I intend to write about the media circus surrounding this horrible case, including some information about the other witnesses as well as the political background of my tiny nation and the wider Western world.

This entire process has become heavily politicized in the public debate. A couple of days before the trial against Breivik was about to begin, Prime Minister Jens Stoltenberg on the popular talk show Senkveld at Norwegian TV2 stated that he thought the best outcome of the upcoming trial would be for Anders Behring Breivik to be declared sane, though he hastened to add that the court would have to decide this, not him or his government.

Fortunately, this ill-advised remark triggered some negative reactions, and Jens Stoltenberg was soon forced to back paddle on his statements. The well-known lawyer Harald Stabell, who himself belongs to the political Left, considered it unwise and inappropriate for a ruling Prime Minister to interfere in a trial in such a way.

The media pressure on people who are claimed to have "inspired” Breivik has increased substantially, too.  On April 15, the day before the beginning of the trial, journalists Bent Skjærstad and Barbro Eikesdal from the commercial channel TV2 published a photo of the entrance to my old flat in Oslo, suggesting that I was now "in hiding.” I hope this was not an attempt to encourage vigilante justice, but it was certainly a tasteless move.

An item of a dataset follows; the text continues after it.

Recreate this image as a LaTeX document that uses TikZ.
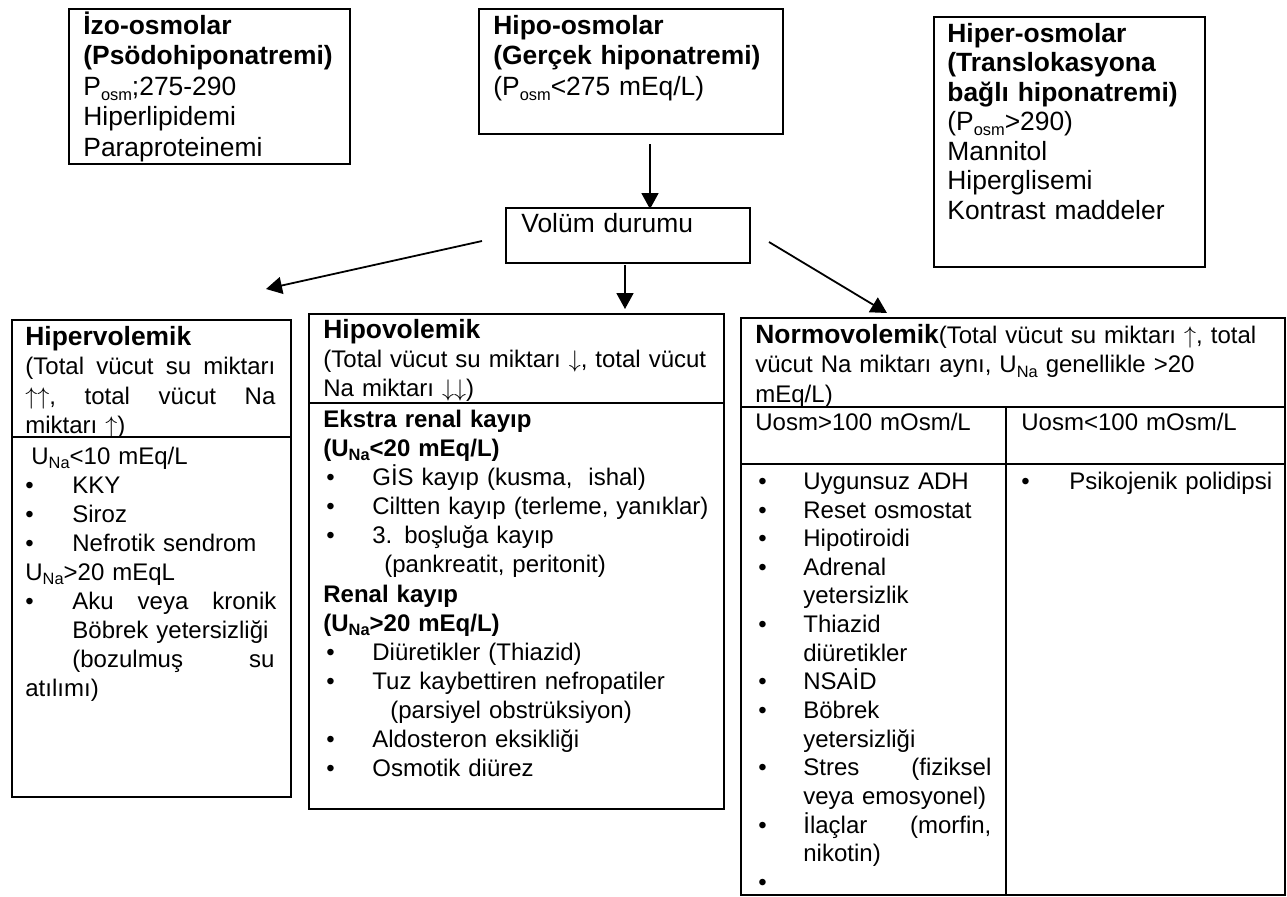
\documentclass[tikz,border=0pt]{standalone}
\usepackage{fontspec}
\setmainfont{Liberation Sans}
\usetikzlibrary{arrows.meta}
\newcommand\fl{\rule{0pt}{14pt}}
\newcommand\Sb[1]{\raisebox{-0.35ex}{\fontsize{8.2}{8.2}\selectfont #1}}
\newcommand\tsz{\fontsize{13.2}{15.25}\selectfont\lineskiplimit=-20pt}
\newcommand\bsz[1]{\fontsize{12}{#1}\selectfont\lineskiplimit=-20pt}
\newcommand\bgs{\fontsize{13.2}{14.3}\selectfont\bfseries}
\newcommand\bi[3]{\makebox[#1][l]{\hspace*{#2}\textbullet}#3}
\newcommand\up{$\uparrow$}
\newcommand\dn{$\downarrow$}
\tikzset{
  bx/.style n args={2}{draw, line width=1pt, anchor=north west, inner sep=0pt,
     minimum width=#1*0.5pt, minimum height=#2*0.5pt},
  txt/.style={anchor=north west, inner sep=0pt, align=left, text width=#1},
  arr/.style={line width=0.9pt, -{Triangle[width=8.5pt,length=8pt]}},
  sep/.style={line width=1pt},
}
\begin{document}
\begin{tikzpicture}[x=0.5pt,y=-0.5pt]
\useasboundingbox (0,0) rectangle (1287,896);
% ---------- top boxes
\node[bx={281}{155}] (izo) at (68,8) {};
\node[txt=300pt, font=\tsz] (izot) at (83,6)
  {\fl\textbf{İzo-osmolar}\\ \textbf{(Psödohiponatremi)}\\ P\Sb{osm};275-290\\ Hiperlipidemi\\ Paraproteinemi};
\node[bx={304}{125}] (hipo) at (478,8) {};
\node[txt=300pt, font=\tsz] (hipot) at (493,6)
  {\fl\textbf{Hipo-osmolar}\\ \textbf{(Gerçek hiponatremi)}\\ (P\Sb{osm}<275 mEq/L)};
\node[bx={271}{250}] (hiper) at (933,16) {};
\node[txt=300pt, font={\fontsize{13.2}{14.75}\selectfont\lineskiplimit=-20pt}] (hipert) at (947,14)
  {\fl\textbf{Hiper-osmolar}\\ \textbf{(Translokasyona}\\ \textbf{bağlı hiponatremi)}\\ (P\Sb{osm}>290)\\ Mannitol\\ Hiperglisemi\\ Kontrast maddeler};
\node[bx={244}{55}] (vol) at (505,207) {};
\node[txt=300pt, font=\tsz] (volt) at (521,204) {\fl Volüm durumu};
% ---------- arrows
\coordinate (a1s) at (650,144); \coordinate (a1e) at (650,209);
\coordinate (a2s) at (482,241); \coordinate (a2e) at (266,289);
\coordinate (a3s) at (625,265); \coordinate (a3e) at (625,309);
\coordinate (a4s) at (769,242); \coordinate (a4e) at (887,313);
\draw[arr] (a1s) -- (a1e);
\draw[arr] (a2s) -- (a2e);
\draw[arr] (a3s) -- (a3e);
\draw[arr] (a4s) -- (a4e);
% ---------- Hipervolemik
\node[bx={279}{477}] (hiperv) at (11,319) {};
\draw[sep] (hiperv.west |- 0,437) -- (hiperv.east |- 0,437);
\node[txt=300pt, font=\bsz{14.65pt}] (hipervh) at (25,317)
  {\fl{\bgs Hipervolemik}\\
   \makebox[125pt][s]{(Total\hfill vücut\hfill su\hfill miktarı}\\
   \makebox[125pt][s]{\up\up,\hfill total\hfill vücut\hfill Na}\\
   miktarı \up)};
\node[txt=300pt, font=\bsz{14.5pt}] (hipervl) at (25,436)
  {\fl\hspace*{3pt}U\Sb{Na}<10 mEq/L\\
   \bi{23.5pt}{0pt}{KKY}\\
   \bi{23.5pt}{0pt}{Siroz}\\
   \bi{23.5pt}{0pt}{Nefrotik sendrom}\\
   U\Sb{Na}>20 mEqL\\
   \bi{23.5pt}{0pt}{\makebox[102pt][s]{Aku\hfill veya\hfill kronik}}\\
   \hspace*{23.5pt}Böbrek yetersizliği\\
   \hspace*{23.5pt}\makebox[101pt][s]{(bozulmuş\hfill su}\\
   atılımı)};
% ---------- Hipovolemik
\node[bx={415}{495}] (hipov) at (308,313) {};
\draw[sep] (hipov.west |- 0,403) -- (hipov.east |- 0,403);
\node[txt=300pt, font=\bsz{14.5pt}] (hipovh) at (323,310)
  {\fl{\bgs Hipovolemik}\\
   (Total vücut su miktarı \dn, total vücut\\
   Na miktarı \dn\dn)};
\node[txt=300pt, font=\bsz{14.55pt}] (hipovl) at (323,399)
  {\fl\textbf{Ekstra renal kayıp}\\
   \textbf{(U\Sb{Na}<20 mEq/L)}\\
   \bi{24.5pt}{1.5pt}{GİS kayıp (kusma,\ \ ishal)}\\
   \bi{24.5pt}{1.5pt}{Ciltten kayıp (terleme, yanıklar)}\\
   \bi{24.5pt}{1.5pt}{3. boşluğa kayıp}\\
   \hspace*{30.5pt}(pankreatit, peritonit)\\
   \textbf{Renal kayıp}\\
   \textbf{(U\Sb{Na}>20 mEq/L)}\\
   \bi{24.5pt}{1.5pt}{Diüretikler (Thiazid)}\\
   \bi{24.5pt}{1.5pt}{Tuz kaybettiren nefropatiler}\\
   \hspace*{33.5pt}(parsiyel obstrüksiyon)\\
   \bi{24.5pt}{1.5pt}{Aldosteron eksikliği}\\
   \bi{24.5pt}{1.5pt}{Osmotik diürez}};
% ---------- Normovolemik
\node[bx={544}{577}] (normo) at (740,317) {};
\draw[sep] (normo.west |- 0,407) -- (normo.east |- 0,407);
\draw[sep] (normo.west |- 0,464) -- (normo.east |- 0,464);
\draw[sep] (1006,407) -- (normo.south -| 1006,0);
\node[txt=300pt, font=\bsz{14.65pt}] (normoh) at (755,315)
  {\fl{\bgs Normovolemik}(Total vücut su miktarı \up, total\\
   vücut Na miktarı aynı, U\Sb{Na} genellikle >20\\
   mEq/L)};
\node[txt=300pt, font=\bsz{14.3pt}] (uosm1) at (755,402) {\fl Uosm>100 mOsm/L};
\node[txt=300pt, font=\bsz{14.3pt}] (uosm2) at (1021,402) {\fl Uosm<100 mOsm/L};
\node[txt=300pt, font=\bsz{14.32pt}] (normol) at (755,461)
  {\fl\bi{24pt}{1.5pt}{Uygunsuz ADH}\\
   \bi{24pt}{1.5pt}{Reset osmostat}\\
   \bi{24pt}{1.5pt}{Hipotiroidi}\\
   \bi{24pt}{1.5pt}{Adrenal}\\
   \hspace*{24pt}yetersizlik\\
   \bi{24pt}{1.5pt}{Thiazid}\\
   \hspace*{24pt}diüretikler\\
   \bi{24pt}{1.5pt}{NSAİD}\\
   \bi{24pt}{1.5pt}{Böbrek}\\
   \hspace*{24pt}yetersizliği\\
   \bi{24pt}{1.5pt}{\makebox[94pt][s]{Stres\hfill(fiziksel}}\\
   \hspace*{24pt}veya emosyonel)\\
   \bi{24pt}{1.5pt}{\makebox[94pt][s]{İlaçlar\hfill(morfin,}}\\
   \hspace*{24pt}nikotin)\\
   \bi{24pt}{1.5pt}{}};
\node[txt=300pt, font=\bsz{14.3pt}] (normor) at (1021,461)
  {\fl\bi{24pt}{0pt}{Psikojenik polidipsi}};
\end{tikzpicture}
\end{document}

Because of the unprecedented two psychiatric evaluations with contradictory results, determining where insanity stops and evil begins will be the crux of this trial. As the newspaper The Independent commented, "Even Hitler’s henchman Heinrich Himmler is reputed to have been adversely affected after being confronted with the Holocaust in action. But Breivik was shown grinning as he sat in the police car after his arrest. Foreign observers such as Germany’s top criminal psychiatrist Hans-Ludwig Kröber are far from convinced that he is entirely normal, as his defence team claims. ‘That grin as he was being driven away from the scene of the crime, it’s an all too familiar expression among schizophrenics,’ Kröber declared in an interview.”

Defense lawyer Geir Lippestad has melodramatically stated that "I feel I have lost my soul in this case. I hope I get it back afterwards.” A long list of individuals who possess alleged expertise in "political extremism” have been subpoenaed. The Daily Telegraph from Britain commented on the "bizarre array of expert witnesses.”

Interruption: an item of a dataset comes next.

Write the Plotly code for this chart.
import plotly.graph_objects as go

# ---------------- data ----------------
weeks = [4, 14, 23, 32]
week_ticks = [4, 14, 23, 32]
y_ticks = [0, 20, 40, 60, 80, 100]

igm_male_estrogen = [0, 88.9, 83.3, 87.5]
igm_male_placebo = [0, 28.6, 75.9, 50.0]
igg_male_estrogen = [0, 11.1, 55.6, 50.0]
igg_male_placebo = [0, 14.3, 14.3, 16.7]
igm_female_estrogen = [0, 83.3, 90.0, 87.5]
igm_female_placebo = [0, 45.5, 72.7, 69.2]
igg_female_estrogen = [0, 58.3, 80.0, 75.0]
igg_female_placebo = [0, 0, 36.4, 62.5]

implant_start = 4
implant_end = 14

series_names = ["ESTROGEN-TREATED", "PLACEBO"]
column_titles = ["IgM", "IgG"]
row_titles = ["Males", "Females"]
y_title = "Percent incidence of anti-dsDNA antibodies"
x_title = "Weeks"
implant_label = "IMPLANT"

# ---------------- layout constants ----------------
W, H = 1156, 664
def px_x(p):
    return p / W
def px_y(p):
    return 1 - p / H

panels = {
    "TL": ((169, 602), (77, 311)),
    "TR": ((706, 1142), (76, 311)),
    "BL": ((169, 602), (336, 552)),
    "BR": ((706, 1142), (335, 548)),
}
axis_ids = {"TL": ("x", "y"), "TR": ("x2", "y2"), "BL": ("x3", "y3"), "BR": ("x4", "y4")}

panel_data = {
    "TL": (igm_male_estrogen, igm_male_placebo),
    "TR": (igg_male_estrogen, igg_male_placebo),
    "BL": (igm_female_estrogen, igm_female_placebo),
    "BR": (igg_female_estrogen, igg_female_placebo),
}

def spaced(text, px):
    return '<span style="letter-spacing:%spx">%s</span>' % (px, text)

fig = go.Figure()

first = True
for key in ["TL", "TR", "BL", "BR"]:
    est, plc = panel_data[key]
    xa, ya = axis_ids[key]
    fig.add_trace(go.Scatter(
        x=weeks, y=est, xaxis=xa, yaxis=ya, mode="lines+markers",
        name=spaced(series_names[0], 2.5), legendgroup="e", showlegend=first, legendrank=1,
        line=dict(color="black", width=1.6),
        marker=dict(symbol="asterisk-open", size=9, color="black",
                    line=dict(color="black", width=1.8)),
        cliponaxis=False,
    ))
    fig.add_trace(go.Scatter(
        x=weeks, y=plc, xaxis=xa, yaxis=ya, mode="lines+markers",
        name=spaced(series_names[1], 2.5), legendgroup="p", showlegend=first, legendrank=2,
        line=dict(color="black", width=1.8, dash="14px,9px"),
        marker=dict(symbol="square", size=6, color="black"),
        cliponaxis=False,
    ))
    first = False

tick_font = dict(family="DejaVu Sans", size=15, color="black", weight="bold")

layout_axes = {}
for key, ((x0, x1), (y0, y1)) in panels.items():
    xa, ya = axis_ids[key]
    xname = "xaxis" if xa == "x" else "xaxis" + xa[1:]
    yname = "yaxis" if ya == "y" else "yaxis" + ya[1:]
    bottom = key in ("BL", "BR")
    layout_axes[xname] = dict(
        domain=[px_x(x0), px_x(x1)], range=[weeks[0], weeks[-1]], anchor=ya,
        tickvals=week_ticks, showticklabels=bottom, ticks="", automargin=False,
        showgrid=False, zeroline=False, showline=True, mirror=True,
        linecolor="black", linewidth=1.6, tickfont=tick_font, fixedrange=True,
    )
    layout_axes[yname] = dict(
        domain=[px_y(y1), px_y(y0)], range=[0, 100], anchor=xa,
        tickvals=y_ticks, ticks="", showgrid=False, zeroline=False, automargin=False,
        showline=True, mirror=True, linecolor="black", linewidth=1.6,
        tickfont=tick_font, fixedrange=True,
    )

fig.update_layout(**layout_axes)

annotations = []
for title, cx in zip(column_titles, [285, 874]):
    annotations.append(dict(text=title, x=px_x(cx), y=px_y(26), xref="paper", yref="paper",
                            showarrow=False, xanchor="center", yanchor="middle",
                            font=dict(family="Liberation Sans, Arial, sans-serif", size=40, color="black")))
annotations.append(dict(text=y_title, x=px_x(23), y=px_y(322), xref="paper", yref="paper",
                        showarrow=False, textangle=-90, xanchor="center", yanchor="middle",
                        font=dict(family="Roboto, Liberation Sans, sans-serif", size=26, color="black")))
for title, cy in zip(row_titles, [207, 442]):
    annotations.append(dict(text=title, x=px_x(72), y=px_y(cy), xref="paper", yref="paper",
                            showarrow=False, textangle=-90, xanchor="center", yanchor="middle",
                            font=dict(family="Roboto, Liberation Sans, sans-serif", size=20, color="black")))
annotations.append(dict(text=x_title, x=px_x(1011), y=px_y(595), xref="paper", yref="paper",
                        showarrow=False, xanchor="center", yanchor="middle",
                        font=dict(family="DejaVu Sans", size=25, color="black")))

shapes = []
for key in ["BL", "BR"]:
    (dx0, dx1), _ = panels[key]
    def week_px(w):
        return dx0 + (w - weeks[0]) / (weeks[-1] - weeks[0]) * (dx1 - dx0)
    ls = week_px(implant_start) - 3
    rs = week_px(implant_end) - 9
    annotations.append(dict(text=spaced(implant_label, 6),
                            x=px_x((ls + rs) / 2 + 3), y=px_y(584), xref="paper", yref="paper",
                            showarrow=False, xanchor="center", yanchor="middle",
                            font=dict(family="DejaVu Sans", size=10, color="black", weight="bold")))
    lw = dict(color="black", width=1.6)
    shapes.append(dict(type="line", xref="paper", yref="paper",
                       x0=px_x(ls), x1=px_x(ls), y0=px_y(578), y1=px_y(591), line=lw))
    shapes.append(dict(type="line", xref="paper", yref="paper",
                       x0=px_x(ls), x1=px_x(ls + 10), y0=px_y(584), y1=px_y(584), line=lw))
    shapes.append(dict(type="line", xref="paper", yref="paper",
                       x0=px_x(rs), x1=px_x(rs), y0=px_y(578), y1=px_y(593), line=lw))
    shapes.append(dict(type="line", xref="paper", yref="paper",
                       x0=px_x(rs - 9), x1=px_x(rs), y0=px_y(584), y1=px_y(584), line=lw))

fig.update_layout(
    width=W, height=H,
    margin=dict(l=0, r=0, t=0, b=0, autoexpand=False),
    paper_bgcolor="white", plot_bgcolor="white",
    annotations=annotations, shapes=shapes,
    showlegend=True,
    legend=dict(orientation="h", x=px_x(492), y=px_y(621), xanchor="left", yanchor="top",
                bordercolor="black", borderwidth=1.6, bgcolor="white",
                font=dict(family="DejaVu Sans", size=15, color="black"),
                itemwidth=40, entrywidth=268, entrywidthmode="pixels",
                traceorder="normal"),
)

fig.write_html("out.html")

One of Breivik’s 77 victims was the young man Sverre Flåte Bjørkavåg from Sula, a municipality in the Sunnmøre region that is situated just next to my home town Ålesund.

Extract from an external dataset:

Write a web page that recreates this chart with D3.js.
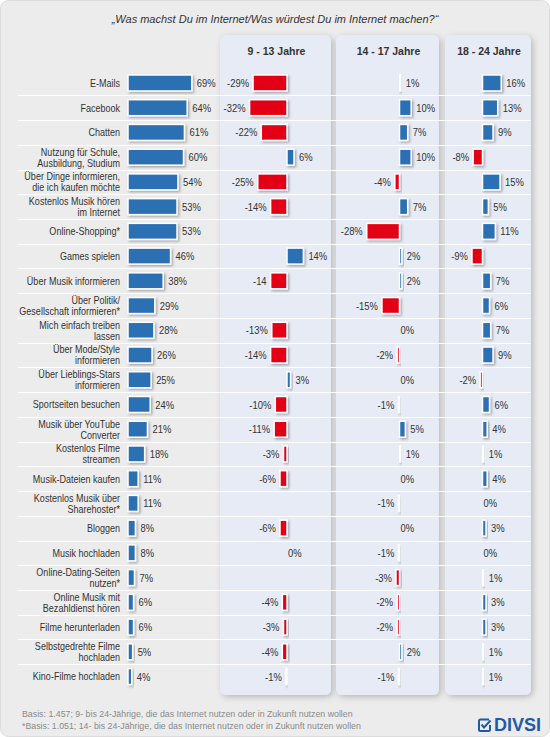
<!DOCTYPE html>
<html>
<head>
<meta charset="utf-8">
<script src="https://cdn.jsdelivr.net/npm/d3@7"></script>
<style>
  body { margin: 0; background: #fff; }
  text { font-family: "Liberation Sans", Arial, sans-serif; fill: #333; }
</style>
</head>
<body>
<svg width="550" height="737"></svg>
<script>
// Data
let activities = [
    'E-Mails', 'Facebook', 'Chatten', 'Nutzung für Schule,\nAusbildung, Studium',
    'Über Dinge informieren,\ndie ich kaufen möchte', 'Kostenlos Musik hören\nim Internet',
    'Online-Shopping*', 'Games spielen', 'Über Musik informieren',
    'Über Politik/\nGesellschaft informieren*', 'Mich einfach treiben\nlassen',
    'Über Mode/Style\ninformieren', 'Über Lieblings-Stars\ninformieren', 'Sportseiten besuchen',
    'Musik über YouTube\nConverter', 'Kostenlos Filme\nstreamen', 'Musik-Dateien kaufen',
    'Kostenlos Musik über\nSharehoster*', 'Bloggen', 'Musik hochladen',
    'Online-Dating-Seiten\nnutzen*', 'Online Musik mit\nBezahldienst hören', 'Filme herunterladen',
    'Selbstgedrehte Filme\nhochladen', 'Kino-Filme hochladen'
]
let total = [69, 64, 61, 60, 54, 53, 53, 46, 38, 29, 28, 26, 25, 24, 21, 18, 11, 11, 8, 8, 7, 6, 6, 5, 4]
let age9to13 = [-29, -32, -22, 6, -25, -14, null, 14, -14, null, -13, -14, 3, -10, -11, -3, -6, null, -6, 0, null, -4, -3, -4, -1]
let age14to17 = [1, 10, 7, 10, -4, 7, -28, 2, 2, -15, 0, -2, 0, -1, 5, 1, 0, -1, 0, -1, -3, -2, -2, 2, -1]
let age18to24 = [16, 13, 9, -8, 15, 5, 11, -9, 7, 6, 7, 9, -2, 6, 4, 1, 4, 0, 3, 0, 1, 3, 3, 1, 1]
let groupNames = ['9 - 13 Jahre', '14 - 17 Jahre', '18 - 24 Jahre']
// the source prints this one value without a percent sign
let noPercent = ['9 - 13 Jahre|Über Musik informieren']

let title = '„Was machst Du im Internet/Was würdest Du im Internet machen?“'
let notes = [
    'Basis: 1.457; 9- bis 24-Jährige, die das Internet nutzen oder in Zukunft nutzen wollen',
    '*Basis: 1.051; 14- bis 24-Jährige, die das Internet nutzen oder in Zukunft nutzen wollen'
]

let blue = '#2b6fb3'
let red = '#e30613'
// the chart uses a narrow face; squeeze the regular one
let squeeze = 0.82

let svg = d3.select('svg')
let defs = svg.append('defs')

defs.append('filter').attr('id', 'barShadow')
    .attr('x', '-30%').attr('y', '-30%').attr('width', '180%').attr('height', '180%')
    .append('feDropShadow')
    .attr('dx', 1.5).attr('dy', 1.5).attr('stdDeviation', 1.3)
    .attr('flood-color', '#000').attr('flood-opacity', 0.3)

defs.append('filter').attr('id', 'panelShadow')
    .attr('x', '-10%').attr('y', '-5%').attr('width', '130%').attr('height', '110%')
    .append('feDropShadow')
    .attr('dx', 2).attr('dy', 2).attr('stdDeviation', 3)
    .attr('flood-color', '#000').attr('flood-opacity', 0.22)

// Background
svg.append('rect')
    .attr('x', 0.5).attr('y', 0.5).attr('width', 549).attr('height', 736)
    .attr('rx', 8).attr('fill', '#ececec').attr('stroke', '#dcdcdc')

svg.append('text')
    .attr('x', 275).attr('y', 19).attr('dy', '0.35em')
    .attr('text-anchor', 'middle')
    .style('font-style', 'italic').style('font-size', '11px')
    .text(title)

// Scales
let y = d3.scaleBand().domain(activities).range([70.6, 688.9])
let xTotal = d3.scaleLinear().domain([0, 100]).range([128, 220.5])

let groups = [
    { name: groupNames[0], values: age9to13, panel: [220, 331], zero: 287 },
    { name: groupNames[1], values: age14to17, panel: [336, 439], zero: 399.5 },
    { name: groupNames[2], values: age18to24, panel: [445, 531], zero: 482.5 }
]
groups.forEach(g => {
    g.x = d3.scaleLinear().domain([-10, 10]).range([g.zero - 11.7, g.zero + 11.7])
})

// Panels
svg.append('g').selectAll('rect').data(groups).join('rect')
    .attr('x', d => d.panel[0]).attr('y', 35)
    .attr('width', d => d.panel[1] - d.panel[0]).attr('height', 660)
    .attr('rx', 6)
    .attr('fill', '#e7ebf5')
    .attr('filter', 'url(#panelShadow)')

svg.append('g').selectAll('text').data(groups).join('text')
    .attr('x', d => (d.panel[0] + d.panel[1]) / 2 + 1)
    .attr('y', 51).attr('dy', '0.35em')
    .attr('text-anchor', 'middle')
    .style('font-weight', 'bold').style('font-size', '10.5px')
    .text(d => d.name)

// Row separators
svg.append('g').selectAll('line').data(activities.slice(1)).join('line')
    .attr('x1', 17.5).attr('x2', 531)
    .attr('y1', d => Math.round(y(d)) + 0.5).attr('y2', d => Math.round(y(d)) + 0.5)
    .attr('stroke', '#fff').attr('stroke-width', 1)

let barH = 16
let mid = d => y(d) + y.bandwidth() / 2
let at = (x, yy) => `translate(${x},${yy}) scale(${squeeze},1)`

// Activity labels
let labels = svg.append('g').selectAll('text').data(activities).join('text')
    .attr('transform', d => at(120, mid(d)))
    .attr('text-anchor', 'end')
    .style('font-size', '11px')
labels.each(function (d) {
    let lines = d.split('\n')
    let t = d3.select(this)
    lines.forEach((line, i) => {
        t.append('tspan')
            .attr('x', 0)
            .attr('y', (i - (lines.length - 1) / 2) * 11)
            .attr('dy', '0.35em')
            .text(line)
    })
})

// Total bars
let rows = activities.map((a, i) => ({ a, v: total[i] }))
svg.append('g').selectAll('rect').data(rows).join('rect')
    .attr('x', xTotal(0))
    .attr('y', d => mid(d.a) - barH / 2)
    .attr('width', d => xTotal(d.v) - xTotal(0))
    .attr('height', barH)
    .attr('fill', blue)
    .attr('stroke', '#fff').attr('stroke-width', 1.5)
    .attr('filter', 'url(#barShadow)')

svg.append('g').selectAll('text').data(rows).join('text')
    .attr('transform', d => at(xTotal(d.v) + 5, mid(d.a)))
    .attr('dy', '0.35em')
    .style('font-size', '11.5px')
    .text(d => d.v + '%')

// Change bars per age group
groups.forEach(g => {
    let cells = activities.map((a, i) => ({ a, v: g.values[i] })).filter(d => d.v !== null)
    let layer = svg.append('g')
    layer.selectAll('rect').data(cells.filter(d => d.v !== 0)).join('rect')
        .attr('x', d => Math.min(g.x(0), g.x(d.v)))
        .attr('y', d => mid(d.a) - barH / 2)
        .attr('width', d => Math.abs(g.x(d.v) - g.x(0)))
        .attr('height', barH)
        .attr('fill', d => d.v < 0 ? red : blue)
        .attr('stroke', '#fff').attr('stroke-width', 1.5)
        .attr('filter', 'url(#barShadow)')
    layer.selectAll('text').data(cells).join('text')
        .attr('transform', d => at(d.v < 0 ? g.x(d.v) - 4 : g.x(d.v) + (d.v === 0 ? 1 : 5), mid(d.a)))
        .attr('dy', '0.35em')
        .attr('text-anchor', d => d.v < 0 ? 'end' : 'start')
        .style('font-size', '11.5px')
        .text(d => d.v + (noPercent.includes(g.name + '|' + d.a) ? '' : '%'))
})

// Footnotes
svg.append('g').selectAll('text').data(notes).join('text')
    .attr('x', 22)
    .attr('y', (d, i) => 714 + i * 12).attr('dy', '0.35em')
    .style('font-size', '8.8px')
    .style('fill', '#8a8a8a')
    .text(d => d)

// Logo
let logo = svg.append('g').attr('transform', 'translate(478, 718)')
logo.append('path')
    .attr('d', 'M11 1.5 H2.5 Q1 1.5 1 3 V11.5 Q1 13 2.5 13 H10.5 Q12 13 12 11.5 V7')
    .attr('fill', 'none').attr('stroke', '#1f5aa8').attr('stroke-width', 2)
logo.append('path')
    .attr('d', 'M3.5 6.5 L6 9.5 L12.5 2.5')
    .attr('fill', 'none').attr('stroke', '#1f5aa8').attr('stroke-width', 2)
logo.append('text')
    .attr('x', 16).attr('y', 13)
    .style('font-weight', 'bold').style('font-size', '18px')
    .style('fill', '#1f5aa8')
    .text('DIVSI')
</script>
</body>
</html>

Sverre’s father Bjarte and his wife are worried that the trial could become a circus and don’t think it will help the grieving process for the victims’ families. In fact they cannot wait to get it all behind them. "There is no need to know why he did it,” said Bjørkavåg. "We know that already – madness. What we do want to get out of this trial is justice.”

Shortly after a newsflash alerted to them to reports of gunfire on Utøya, they received a text message from Sverre. "Shooting here, we are running, hiding on the lakeshore,” it read. Then, 20 minutes later, there was one more text – the last communication they ever had with their son. "Jeg elsker dere,” it said – "I love you all.”

They still find it hard to mention Breivik by name. As Mr. Bjørkavåg puts it: "We have no feeling towards that person. He is a man who destroyed so many lives, as well as his own.” Both parents are angry about the strange witness list. It was designed "just to get him publicity,” said Mrs Flåte. They have no doubt that Breivik should go to hospital, not prison, though. "We would hope that he can be helped, and perhaps one day understand what he has done and have to live with it,” she said. "You can tell that he doesn’t now. His eyes are cold.”

Many of us share the fears of Bjørkavåg’s family. The list of witnesses that has been drawn up creates ample possibility for turning this process into something in between a circus and a political show trial. I hope I am wrong. Sometimes we need a reminder that behind all of the media hype, there is the pain and sorrow of dozens of families who will never see their loved ones again due to Anders Behring Breivik’s evil acts in July 2011.